Three things that are, and hopefully will be, making my world a better place:
- Top Chef Masters (TV addiction)
While I am not a fan of “reality TV” in general, I love Top Chef, the food and cooking competition on the Bravo network. I can proudly say that I introduced three friends to the show during its fifth season, which wrapped up earlier this year, and by my observation they are each now as big a fan of the show as I. While we’re waiting for Season 6 to start, Bravo is offering us Top Chef Masters, beginning tonight. The show places 24 big-name chefs (including Hubert Keller, Wylie Dufresne, Roy Yamaguchi and Rick Bayless) in competition against one another. I expect the melodrama to be dialed down a notch and the epicurean artistry to be dialed up high! Details here.
- Researching my house (super-sleuthing)
Last week I trekked to the Birmingham City Archives to research the history of my 1920s bungalow. What compelled me to do this is that the Jefferson County Historical Commission offers a program that allows historic designation for houses over 50 years old. The only catch is that the homeowner must do all of the research and pay a nominal ($125) fee for the creation of a plaque that can be displayed on the building. During my afternoon in the library, I discovered that I am the eighth owner of this home, having the third-longest tenure of residence (so far). I also found out that the 5100 block that I live on used to be the 5200 block and that, sometime pre-1925, the street was known as Willow Avenue (there is not a willow tree anywhere nearby that I have seen, excepting the one I planted in the alley behind my house about five years ago). Once the fruits of my research are submitted, if they stand up favorably to the scrutiny of the Commission, my home will be given an official name. My guess is that the title will reflect the first two owners’ names, and I can then claim ownership of and residence in the Sutton-Wade house. Stay tuned for more on that!
- American Masters: The American Novel (more TV)

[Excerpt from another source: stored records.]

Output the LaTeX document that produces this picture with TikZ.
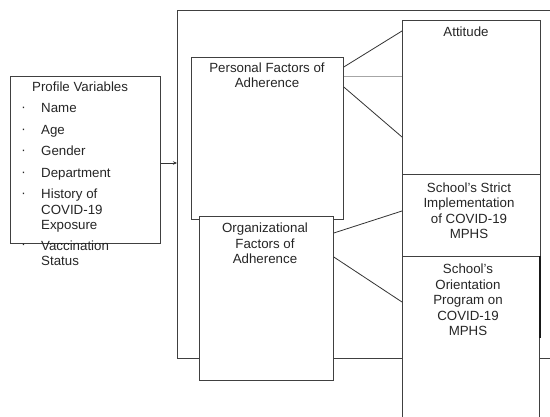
\documentclass[tikz,border=0pt]{standalone}
\usepackage{fontspec}
\setmainfont{Liberation Sans}
\usetikzlibrary{arrows.meta}

\begin{document}
\begin{tikzpicture}[x=1pt, y=-1pt,
    every node/.style={inner sep=0pt, text=black!85, font=\fontsize{13.3pt}{15.6pt}\selectfont},
    box/.style={draw=black!75, line width=0.8pt, fill=white, anchor=north west},
    link/.style={draw=black!80, line width=0.8pt},
    faint/.style={draw=black!35, line width=0.8pt},
    txt/.style={align=center, anchor=base}]
        \clip (0,0) rectangle (550,417);
        \fill[white] (0,0) rectangle (550,417);

        \node[box, minimum width=383, minimum height=348] (outer) at (177,10) {};
        \node[box, minimum width=150, minimum height=167] (prof) at (10,76) {};
        \node[box, minimum width=152, minimum height=162] (pers) at (191,57) {};
        \node[box, minimum width=138, minimum height=154] (att) at (402,20) {};
        \node[box, minimum width=138, minimum height=82] (strict) at (402,174) {};
        \node[box, minimum width=137, minimum height=174] (orient) at (402,256) {};
        \node[box, minimum width=134, minimum height=164] (org) at (199,216) {};
        \draw[draw=black!90, line width=2pt] (orient.north east) -- ([yshift=-82pt]orient.north east);

        \node[anchor=base west] (ptitle) at (32,92) {Profile Variables};
        \foreach \y/\last/\item [count=\i] in {113/113/Name, 134.5/134.5/Age, 156/156/Gender,
                177.5/177.5/Department, 199/230/History of\\COVID-19\\Exposure, 250/266/Vaccination\\Status} {
            \node[anchor=base] (dot\i) at (23.5,\y-1) {\textperiodcentered};
            \node[anchor=base west, align=left] (item\i) at (41,\last) {\item};
        }

        \node[txt] (perstxt) at (267,88) {Personal Factors of\\Adherence};
        \node[txt] (orgtxt) at (265,264) {Organizational\\Factors of\\Adherence};
        \node[txt] (atttxt) at (466,37) {Attitude};
        \node[txt] (stricttxt) at (469,239) {School’s Strict\\Implementation\\of COVID-19\\MPHS};
        \node[txt] (orienttxt) at (468,336) {School’s\\Orientation\\Program on\\COVID-19\\MPHS};

        \coordinate (arr) at ([yshift=-87pt]prof.north east);
        \draw[link, -{Stealth[length=4pt, width=3.5pt]}] (arr) -- (arr -| outer.west);

        \draw[link] ([yshift=-10pt]pers.north east) -- ([yshift=-11pt]att.north west);
        \coordinate (mid) at ([yshift=-19pt]pers.north east);
        \draw[faint] (mid) -- (mid -| att.west);
        \draw[link] ([yshift=-30pt]pers.north east) -- ([yshift=-117pt]att.north west);

        \draw[link] ([yshift=-17pt]org.north east) -- ([yshift=-37pt]strict.north west);
        \draw[link] ([yshift=-41pt]org.north east) -- ([yshift=-46pt]orient.north west);
    \end{tikzpicture}
\end{document}
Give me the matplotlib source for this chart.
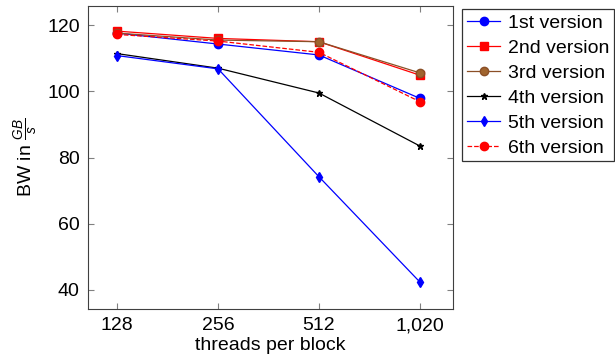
import matplotlib
matplotlib.use("Agg")
import matplotlib.pyplot as plt

plt.rcParams['font.family'] = ['Liberation Sans', 'DejaVu Sans']
plt.rcParams['mathtext.fontset'] = 'custom'
plt.rcParams['mathtext.it'] = 'Liberation Sans:italic'
plt.rcParams['mathtext.rm'] = 'Liberation Sans'

threads = ['128', '256', '512', '1,020']
v1 = [117.6, 114.3, 111.0, 97.9]
v2 = [118.2, 116.0, 115.0, 104.9]
v3 = [117.6, 115.5, 115.0, 105.6]
v4 = [111.4, 107.0, 99.5, 83.5]
v5 = [110.8, 106.8, 74.2, 42.4]
v6 = [117.2, 115.2, 111.8, 96.9]

series = [
    ('1st version', v1, dict(color='blue', marker='o', ms=6, ls='-')),
    ('2nd version', v2, dict(color='red', marker='s', ms=6, ls='-')),
    ('3rd version', v3, dict(color='#8b4f26', marker='o', ms=6, ls='-', markerfacecolor='#a0642e')),
    ('4th version', v4, dict(color='black', marker='*', ms=5, ls='-')),
    ('5th version', v5, dict(color='blue', marker='d', ms=5, ls='-')),
    ('6th version', v6, dict(color='red', marker='o', ms=6, ls='--')),
]

fig = plt.figure(figsize=(6.15, 3.62), dpi=100)
ax = fig.add_axes([88 / 615, 53 / 362, 365 / 615, 303 / 362])

x = range(len(threads))
for name, vals, style in series:
    ax.plot(x, vals, label=name, lw=0.9, **style)

ax.set_xticks(list(x))
ax.set_xticklabels(threads)
ax.set_xlim(-0.29, 3.33)
ax.set_ylim(34.2, 125.8)
ax.set_yticks([40, 60, 80, 100, 120])
ax.tick_params(direction='in', top=True, right=True, labelsize=14, color='#808080', length=4, pad=6)
for s in ax.spines.values():
    s.set_color('#404040')
ax.set_xlabel('threads per block', fontsize=14, labelpad=2)
ax.set_ylabel(r'BW in $\frac{GB}{s}$', fontsize=14, labelpad=6)

leg = ax.legend(loc='upper left', bbox_to_anchor=(1.025, 0.99), fontsize=14,
                frameon=True, fancybox=False, edgecolor='black', borderaxespad=0,
                handlelength=1.7, labelspacing=0.38, handletextpad=0.4, borderpad=0.25)
leg.get_frame().set_linewidth(0.9)

fig.savefig('out.png', dpi=100)
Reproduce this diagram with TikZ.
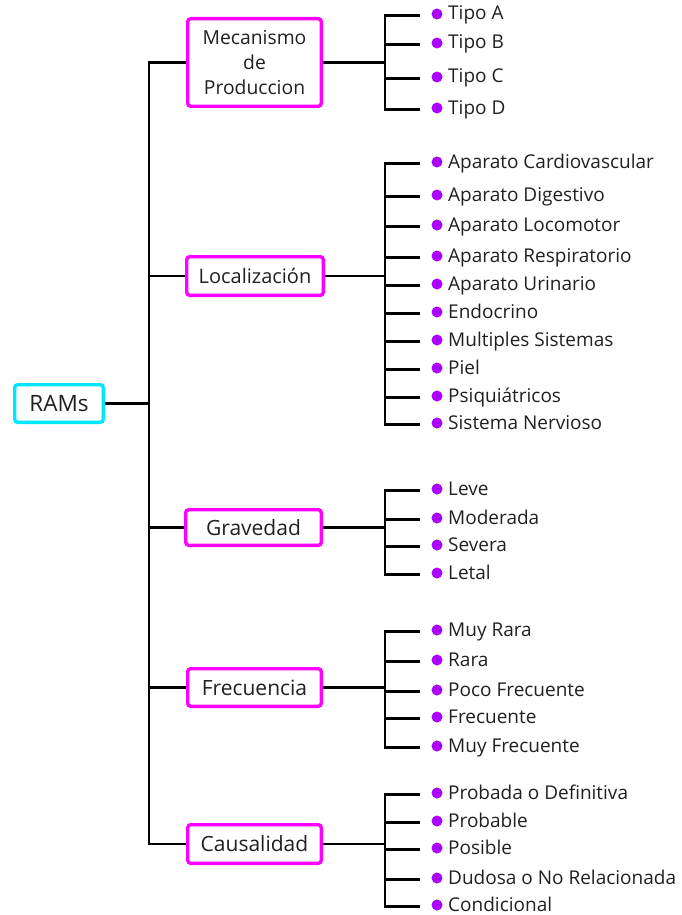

This coming Sunday, the PBS television series American Masters debuts its newest installment, The American Novel. Subtitled “Novel Reflections on the American Dream,” the program will explore “the characters, plots and themes of seven novels that deal with wealth, poverty, and the nature of success and failure in America.” The featured novels include The Great Gatsby, The Grapes of Wrath and Edith Wharton’s The House of Mirth. Watch the very brief and cryptic trailer here.